Sus últimos días parecen mostrar esta voluntad de insistir. Ya en la casa clandestina de San Vicente sus esfuerzos se centran en dos tareas: por un lado, la escritura de la Carta Abierta a la Junta Militar -de la cual, se dice, le preocupaba no encontrar el tono- y por otro la escritura de un cuento de ficción titulado Juancito se iba por el río.
Y dentro de ese proyecto no se modifican sólo las técnicas de escritura, sino también las de circulación. El artefacto libro fue una de las preocupaciones más insistentes para Walsh, que en 1969 lo definía así: “Un libro no es solamente un producto acabado que se vende a determinado precio, por lo general demasiado caro para que un obrero pueda comprarlo. Un libro es, además, el efecto que produce, los comentarios que produce”.
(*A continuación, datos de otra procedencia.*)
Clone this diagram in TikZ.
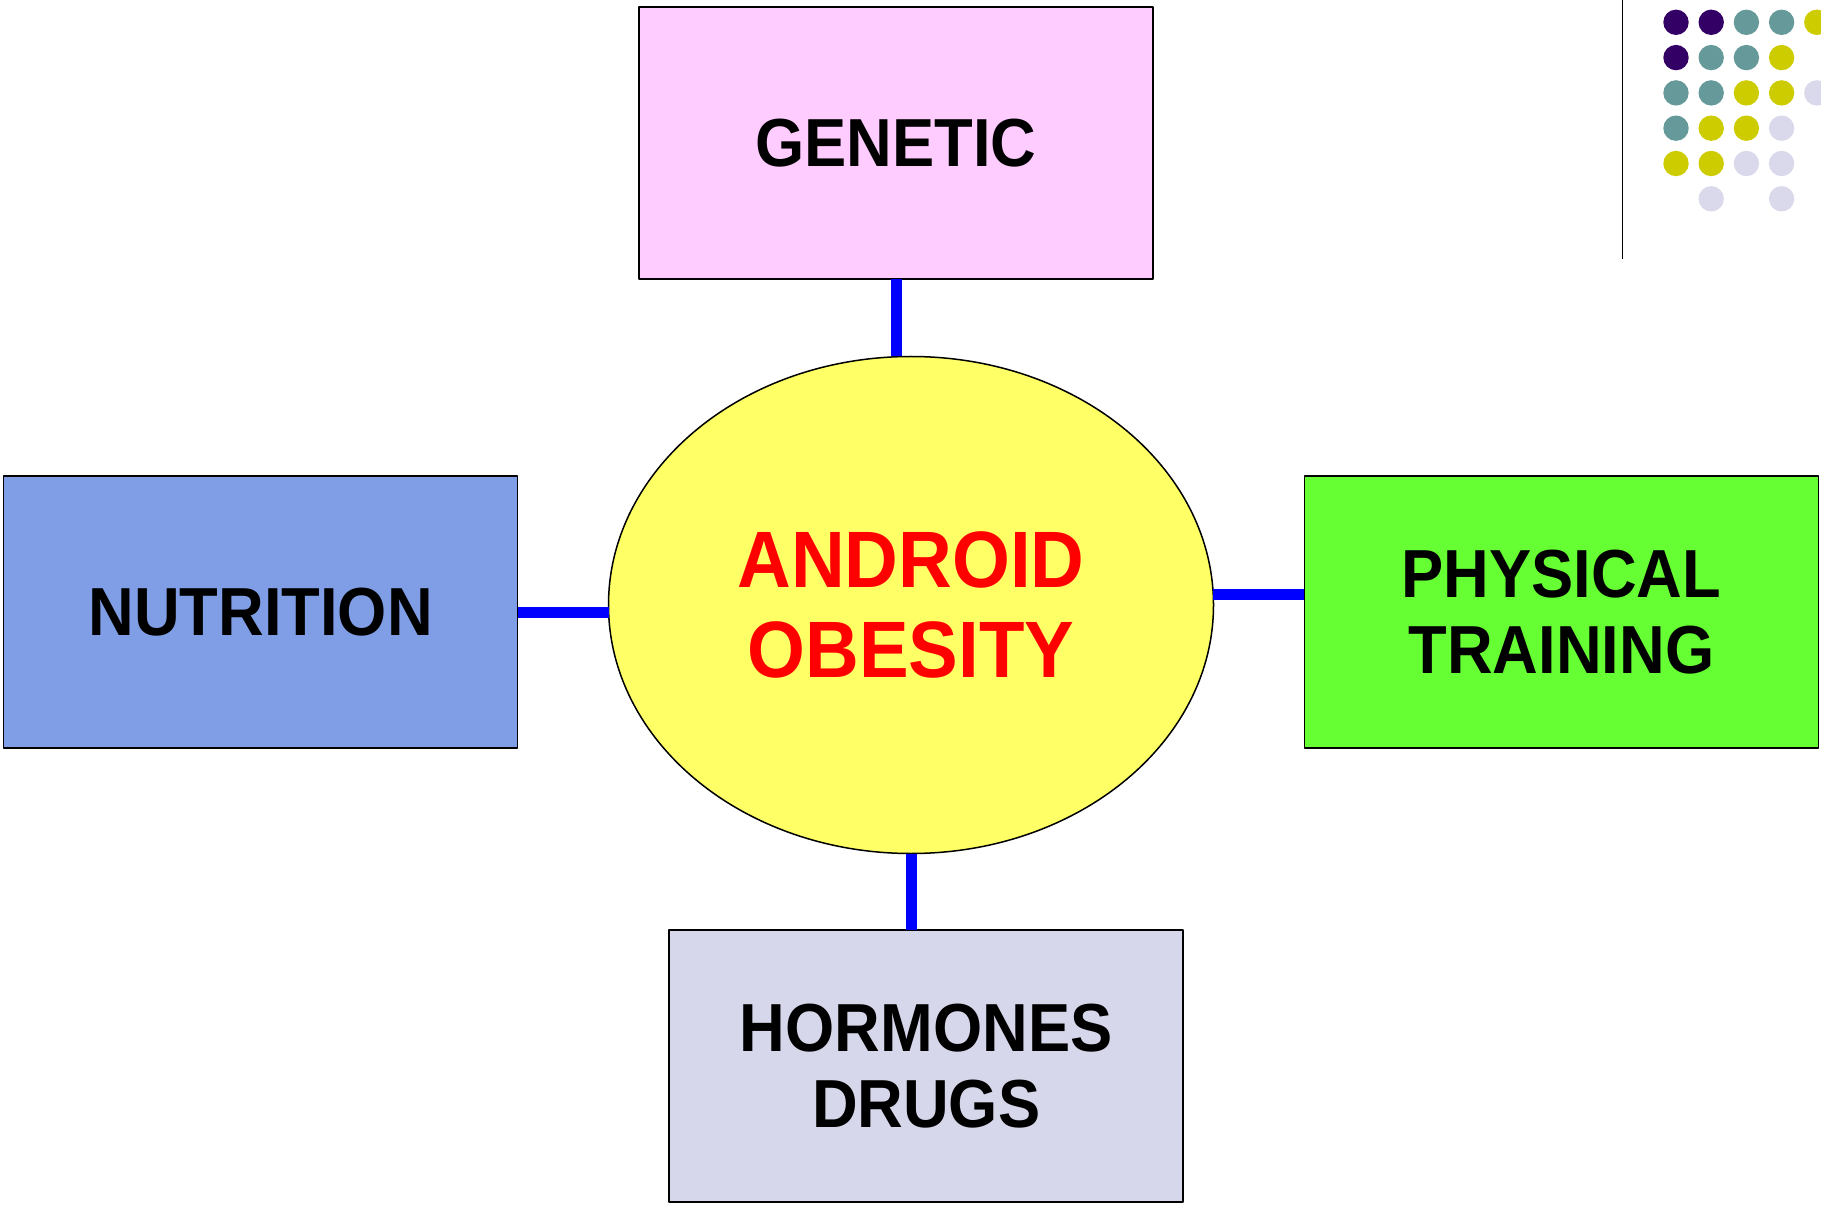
\documentclass[tikz,border=0pt]{standalone}
\usepackage{fontspec}
\setmainfont{Liberation Sans}[FakeStretch=0.93]
\usepackage{tikz}
\usetikzlibrary{shapes.geometric}
\definecolor{pinkbox}{HTML}{FFCCFF}
\definecolor{bluebox}{HTML}{809EE6}
\definecolor{greenbox}{HTML}{66FF33}
\definecolor{greybox}{HTML}{D7D7EB}
\definecolor{hubyellow}{HTML}{FFFF66}
\definecolor{linkblue}{HTML}{0000FF}
\definecolor{dotP}{HTML}{330066}
\definecolor{dotT}{HTML}{669999}
\definecolor{dotY}{HTML}{CCCC00}
\definecolor{dotL}{HTML}{D9D9EB}
\tikzset{
  every picture/.style={line join=round},
  factor/.style={draw=black, line width=0.75pt, rectangle, minimum width=257pt, minimum height=136pt,
    inner sep=0pt, outer sep=0pt, align=center, font=\fontsize{34}{37.75}\selectfont\bfseries},
  hub/.style={draw=black, line width=0.75pt, ellipse, fill=hubyellow, minimum width=302.5pt, minimum height=248.5pt,
    inner sep=0pt, outer sep=0pt, align=center, text=red, font=\fontsize{40}{44.7}\selectfont\bfseries},
  link/.style={draw=linkblue, line width=5.5pt},
}
\begin{document}
\begin{tikzpicture}[x=0.5pt,y=-0.5pt]
\useasboundingbox (0,0) rectangle (1821,1208);
% centre and the four factors
\node[hub] (obesity) at (911,605) {ANDROID\\OBESITY};
\node[factor, fill=pinkbox] (genetic) at (896,143) {GENETIC};
\node[factor, fill=bluebox] (nutrition) at (260.7,612) {NUTRITION};
\node[factor, fill=greenbox] (training) at (1561.4,612) {PHYSICAL\\TRAINING};
\node[factor, fill=greybox] (hormones) at (926.2,1066) {HORMONES\\DRUGS};
% links
\draw[link] (genetic.south)--(genetic.south |- obesity.north);
\draw[link] (nutrition.east)--(nutrition.east -| obesity.west);
\draw[link] (obesity.2)--(obesity.2 -| training.west);
\draw[link] (obesity.south)--(obesity.south |- hormones.north);
% corner decoration
\coordinate (rule top) at (1622.5,0);
\coordinate (rule end) at (1622.5,259);
\draw[line width=0.85pt] (rule top)--(rule end);
\foreach \i/\j/\c in {0/0/dotP,1/0/dotP,2/0/dotT,3/0/dotT,4/0/dotY,
  0/1/dotP,1/1/dotT,2/1/dotT,3/1/dotY,
  0/2/dotT,1/2/dotT,2/2/dotY,3/2/dotY,4/2/dotL,
  0/3/dotT,1/3/dotY,2/3/dotY,3/3/dotL,
  0/4/dotY,1/4/dotY,2/4/dotL,3/4/dotL,
  1/5/dotL,3/5/dotL}
  \fill[\c] ({1676+35.2*\i},{22.3+35.3*\j}) circle[radius=6.35pt];
\end{tikzpicture}
\end{document}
En ese marco deben leerse la circulación en folletín de Operación Masacre y ¿Quién mató a Rosendo?, las estrategias de difusión de la Agencia de Noticias Clandestinas y Cadena informativa. Walsh estaba dispuesto a pensar no solo la transformación de la escritura -con rasgos que a veces parecen un eco de la vanguardia soviética de los años 20- sino también las nuevas formas de conexión entre texto y público.
A veces en posiciones más cercanas a las vanguardias literarias, a veces en posiciones más lindantes con las estéticas del campo socialista, lo que Rodolfo Walsh pensó, discutió y encarnó fue una respuesta posible a una pregunta fundamental. ¿Cómo se unen la palabra y la acción?